Oh, and one last point to end this style section. Sexist language can hurt both feelings and the flow of thoughts and it can cause other harm. Seek gender neutrality, which usually is achieved by structuring sentences to use plural pronouns like “they,” rather than singular pronouns like “he.” Thus, rather than “A lawyer should simplify his briefs” try “Lawyers should simplify their briefs.”

Judicial opinions

Finally, this contract between the writer and reader applies to judges who write opinions. Fair is fair, and clarity is clarity. True, there are differences between a brief and a legal opinion. Briefs call for advocacy while judicial opinions may make the common law. Judges properly want to preserve the dignity of the courts and some perhaps want to display their erudition. But pomposity is never good and clear communication is always key, particularly when it becomes part of the common law.

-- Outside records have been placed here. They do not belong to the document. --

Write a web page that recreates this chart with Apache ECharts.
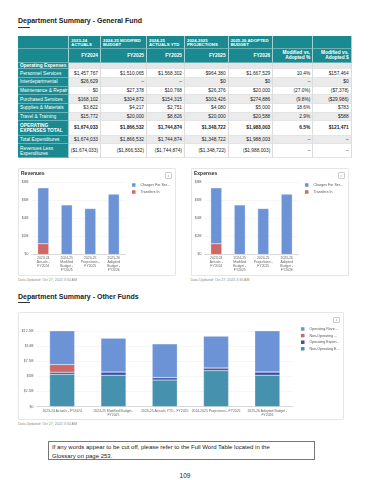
<!DOCTYPE html>
<html><head><meta charset="utf-8">
<script src="https://cdn.jsdelivr.net/npm/echarts@6/dist/echarts.min.js"></script>
<style>
html,body{margin:0;padding:0}
body{width:370px;height:480px;background:#fff;font-family:"Liberation Sans",Arial,sans-serif;position:relative;overflow:hidden;color:#222}
.a{position:absolute;box-sizing:border-box}
.h1{font-weight:bold;font-size:7px;color:#222;white-space:nowrap}
.ul{height:1px;background:#333;width:12px}
.c{display:flex;align-items:center;justify-content:flex-end;padding-right:2px;font-size:4.8px;white-space:pre;line-height:5px;text-align:right;border-right:0.5px solid #dcdcdc;border-bottom:0.5px solid #e4e4e4}
.t{background:#1a8a90;color:#fff;border-right:0.5px solid rgba(255,255,255,.6);border-bottom:0.5px solid rgba(255,255,255,.35)}
.lab{justify-content:flex-start;padding-left:2px;text-align:left}
.hd{align-items:flex-start;justify-content:flex-start;padding-left:2px;padding-top:2.5px;font-weight:bold;font-size:4.3px;line-height:4.6px;text-align:left}
.b{font-weight:bold}
.card{border:1px solid #e6e6e6;border-radius:1px;background:#fff}
.info{border:0.5px solid #ccc;border-radius:1px;font-size:4px;color:#777;display:flex;align-items:center;justify-content:center;background:#fff}
.upd{font-size:3.6px;color:#8a8a8a;white-space:nowrap}
.note{border:0.8px solid #777;font-size:6px;line-height:9px;padding-left:3.5px;padding-top:0.5px;color:#222;white-space:nowrap}
</style></head><body>
<div class="a h1" style="left:18px;top:17px">Department Summary - General Fund</div>
<div class="a ul" style="left:18px;top:26.5px"></div>
<div id="tbl"></div>

<div class="a card" style="left:18px;top:167.5px;width:158px;height:108px"></div>
<div class="a" id="rev" style="left:18px;top:167.5px;width:158px;height:108px"></div>
<div class="a info" style="left:165px;top:171.5px;width:7px;height:7px">i</div>
<div class="a upd" style="left:18px;top:277.5px">Data Updated: Oct 27, 2025 3:30 AM</div>

<div class="a card" style="left:190.5px;top:167.5px;width:158px;height:108px"></div>
<div class="a" id="exp" style="left:190.5px;top:167.5px;width:158px;height:108px"></div>
<div class="a info" style="left:337.5px;top:171.5px;width:7px;height:7px">i</div>
<div class="a upd" style="left:190.5px;top:277.5px">Data Updated: Oct 27, 2025 3:30 AM</div>

<div class="a h1" style="left:18px;top:293px">Department Summary - Other Funds</div>
<div class="a ul" style="left:18px;top:302px"></div>

<div class="a card" style="left:18px;top:311.5px;width:326px;height:108px"></div>
<div class="a" id="oth" style="left:18px;top:311.5px;width:326px;height:108px"></div>
<div class="a info" style="left:333px;top:316.5px;width:6.5px;height:6.5px">i</div>
<div class="a upd" style="left:18px;top:422px">Data Updated: Oct 27, 2025 3:30 AM</div>

<div class="a note" style="left:47.5px;top:441px;width:267.5px;height:18.5px"><span>If any words appear to be cut off, please refer to the Full Word Table located in the</span><br><span>Glossary on page 253.</span></div>
<div class="a" style="left:0;width:370px;top:471.5px;text-align:center;font-size:6.5px;color:#222">109</div>

<script>
// ---------- Table data ----------
const tableHeaderYears = ["2023-24\nACTUALS","2024-25 MODIFIED\nBUDGET","2024-25\nACTUALS YTD","2024-2025\nPROJECTIONS","2025-26 ADOPTED\nBUDGET","",""];
const tableHeaderFY = ["FY2024","FY2025","FY2025","FY2025","FY2026","Modified vs.\nAdopted %","Modified vs.\nAdopted $"];
const tableRowLabels = ["Operating Expenses","Personnel Services","Interdepartmental","Maintenance & Repair","Purchased Services","Supplies & Materials","Travel & Training","OPERATING\nEXPENSES TOTAL","Total Expenditures","Revenues Less\nExpenditures"];
const rowPersonnel   = ["$1,457,767","$1,510,065","$1,568,302","$964,380","$1,667,529","10.4%","$157,464"];
const rowInterdept   = ["$26,629","–","–","$0","$0","–","$0"];
const rowMaintenance = ["$0","$27,378","$10,768","$26,376","$20,000","(27.0%)","($7,378)"];
const rowPurchased   = ["$168,102","$304,872","$154,315","$303,426","$274,886","(9.8%)","($29,986)"];
const rowSupplies    = ["$3,822","$4,217","$2,751","$4,080","$5,000","18.6%","$783"];
const rowTravel      = ["$15,772","$20,000","$8,826","$20,000","$20,588","2.9%","$588"];
const rowOpTotal     = ["$1,674,033","$1,866,532","$1,744,874","$1,348,722","$1,988,003","6.5%","$121,471"];
const rowTotalExp    = ["$1,674,033","$1,866,532","$1,744,874","$1,348,722","$1,988,003","–","–"];
const rowRevLessExp  = ["($1,674,033)","($1,866,532)","($1,744,874)","($1,348,722)","($1,988,003)","–","–"];

// ---------- Chart data (values in $ millions) ----------
const revCategories = ["2023-24\nActuals -\nFY2024","2024-25\nModified\nBudget -\nFY2025","2024-25\nProjections -\nFY2025","2025-26\nAdopted\nBudget -\nFY2026"];
const revSeriesNames = ["Charges For Services","Transfers In"];
const revCharges  = [6.2, 5.5, 5.1, 6.7];
const revTransfers = [1.2, 0, 0, 0];
const expCategories = ["2023-24\nActuals -\nFY2024","2024-25\nModified\nBudget -\nFY2025","2024-25\nProjections -\nFY2025","2025-26\nAdopted\nBudget -\nFY2026"];
const expSeriesNames = ["Charges For Services","Transfers In"];
const expCharges  = [6.2, 5.5, 5.1, 6.7];
const expTransfers = [1.2, 0, 0, 0];
const smallTicks = ["$0","$2M","$4M","$6M","$8M"];

const othCategories = ["2023-24 Actuals - FY2024","2024-25 Modified Budget -\nFY2025","2024-25 Actuals YTD - FY2025","2024-2025 Projections - FY2025","2025-26 Adopted Budget -\nFY2026"];
const othSeriesNames = ["Operating Revenues","Non-Operating Revenues","Operating Expenses","Non-Operating Expenses"];
const othOpRev    = [6.15, 5.57, 5.56, 5.25, 6.79];
const othNonOpRev = [1.27, 0, 0, 0, 0];
const othOpExp    = [0.33, 0.55, 0.40, 0.43, 0.55];
const othNonOpExp = [5.35, 5.18, 4.40, 5.96, 5.18];
const othTicks = ["$0","$2.5M","$5M","$7.5M","$10M","$12.5M"];

// ---------- Build table ----------
const colX=[18,69.3,101,147,185,228.7,273.3,313.3,351.7];
const rowY=[36,49.3,62.7,69.3,78,86.7,95.3,104,112.7,121.3,135.7,144,158.3];
const tbl=document.getElementById('tbl');
function cell(r,c,text,cls,bg){
  const d=document.createElement('div');
  d.className='a c '+(cls||'');
  d.style.left=colX[c]+'px';d.style.top=rowY[r]+'px';
  d.style.width=(colX[c+1]-colX[c])+'px';d.style.height=(rowY[r+1]-rowY[r])+'px';
  if(bg)d.style.background=bg;
  d.textContent=text;tbl.appendChild(d);
}
cell(0,0,'','t');cell(1,0,'','t');
tableHeaderYears.forEach((t,i)=>cell(0,i+1,t,'t hd'));
tableHeaderFY.forEach((t,i)=>cell(1,i+1,t,'t b'));
const bodyRows=[null,rowPersonnel,rowInterdept,rowMaintenance,rowPurchased,rowSupplies,rowTravel,rowOpTotal,rowTotalExp,rowRevLessExp];
tableRowLabels.forEach((lab,i)=>{
  const r=i+2;
  const bold=(i===0||i===7);
  cell(r,0,lab,'t lab'+(bold?' b':''));
  const bg = i===0 ? '#e6e6e6' : (i%2===0 ? '#ebebeb' : '#ffffff');
  for(let c=1;c<=7;c++){
    const v=bodyRows[i]?bodyRows[i][c-1]:'';
    cell(r,c,v,bold?'b':'',bg);
  }
});

// ---------- Charts ----------
const cBlue='#6b93d6', cRed='#cf6767', cNavy='#3b51a3', cTeal='#4692ae';
const legendText={fontSize:3.6,lineHeight:4,color:'#555',fontFamily:'Liberation Sans',overflow:'truncate',ellipsis:'...'};
function smallChart(id,title,cats,names,charges,transfers){
  const ch=echarts.init(document.getElementById(id),null,{renderer:'canvas'});
  ch.setOption({
    animation:false,
    title:{text:title,left:3,top:3,padding:0,textStyle:{fontSize:5,fontWeight:'bold',color:'#333',fontFamily:'Liberation Sans'}},
    legend:{orient:'vertical',left:114,top:15,padding:0,itemWidth:3.5,itemHeight:3.5,itemGap:3,icon:'rect',
      itemStyle:{borderWidth:0},data:names,textStyle:Object.assign({width:32},legendText)},
    grid:{left:13.5,top:14.5,width:94,height:72},
    xAxis:{type:'category',data:cats,axisTick:{show:false},axisLine:{lineStyle:{color:'#c8c8c8',width:0.6}},
      axisLabel:{fontSize:3.4,lineHeight:4,color:'#666',interval:0,margin:2,fontFamily:'Liberation Sans'}},
    yAxis:{type:'value',min:0,max:8,interval:2,axisLine:{show:false},axisTick:{show:false},
      axisLabel:{formatter:v=>smallTicks[Math.round(v/2)],fontSize:3.5,color:'#666',margin:3,fontFamily:'Liberation Sans'},
      splitLine:{lineStyle:{color:'#ececec',width:0.5}}},
    series:[
      {type:'bar',name:names[1],stack:'s',data:transfers,barWidth:11,itemStyle:{color:cRed,borderColor:'#fff',borderWidth:0.3}},
      {type:'bar',name:names[0],stack:'s',data:charges,barWidth:11,itemStyle:{color:cBlue,borderColor:'#fff',borderWidth:0.3}}
    ]
  });
}
smallChart('rev','Revenues',revCategories,revSeriesNames,revCharges,revTransfers);
smallChart('exp','Expenses',expCategories,expSeriesNames,expCharges,expTransfers);

const oc=echarts.init(document.getElementById('oth'),null,{renderer:'canvas'});
oc.setOption({
  animation:false,
  legend:{orient:'vertical',left:283,top:15,padding:0,itemWidth:3.5,itemHeight:3.5,itemGap:2.6,icon:'rect',
    itemStyle:{borderWidth:0},data:othSeriesNames,textStyle:Object.assign({width:31},legendText)},
  grid:{left:18.5,top:19,width:256.5,height:75.6},
  xAxis:{type:'category',data:othCategories,axisTick:{show:false},axisLine:{lineStyle:{color:'#c8c8c8',width:0.6}},
    axisLabel:{fontSize:3.4,lineHeight:4,color:'#666',interval:0,margin:2.5,fontFamily:'Liberation Sans'}},
  yAxis:{type:'value',min:0,max:12.5,interval:2.5,axisLine:{show:false},axisTick:{show:false},
    axisLabel:{formatter:v=>othTicks[Math.round(v/2.5)],fontSize:3.5,color:'#666',margin:3,fontFamily:'Liberation Sans'},
    splitLine:{lineStyle:{color:'#ececec',width:0.5}}},
  series:[
    {type:'bar',name:othSeriesNames[3],stack:'s',data:othNonOpExp,barWidth:25,itemStyle:{color:cTeal,borderColor:'#fff',borderWidth:0.3}},
    {type:'bar',name:othSeriesNames[2],stack:'s',data:othOpExp,barWidth:25,itemStyle:{color:cNavy,borderColor:'#fff',borderWidth:0.3}},
    {type:'bar',name:othSeriesNames[1],stack:'s',data:othNonOpRev,barWidth:25,itemStyle:{color:cRed,borderColor:'#fff',borderWidth:0.3}},
    {type:'bar',name:othSeriesNames[0],stack:'s',data:othOpRev,barWidth:25,itemStyle:{color:cBlue,borderColor:'#fff',borderWidth:0.3}}
  ]
});
</script>
</body></html>
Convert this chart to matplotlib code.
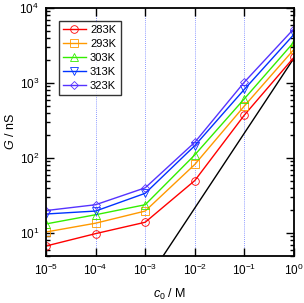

Clear and simple judicial opinions can help solve the problem often noted of obtuse jury instructions. Since jury instructions are regularly taken from judicial opinions, clear and simple judicial opinions produce understandable jury instructions.

A judge must always consider the audience for the legal opinion. The audience includes those immediately affected by the opinion, like the unsophisticated relative of the criminal defendant being sent to prison, the victims of that defendant and the working class shareholders of a corporation whose stock drops due to the opinion. It also includes citizens and others who read the opinion as part of our common law or jurors who hear jury instructions based on that law. This makes the contract between the judge writing opinions and those reading them even more important. Indeed, the goal of providing access to justice should include providing access to understanding the meaning of judicial opinions.

Where to, End?

And so dear reader, if you have given me your time to read this far I owe you my appreciation and, with nothing further to write worthy of your time, our contract requires me to STOP.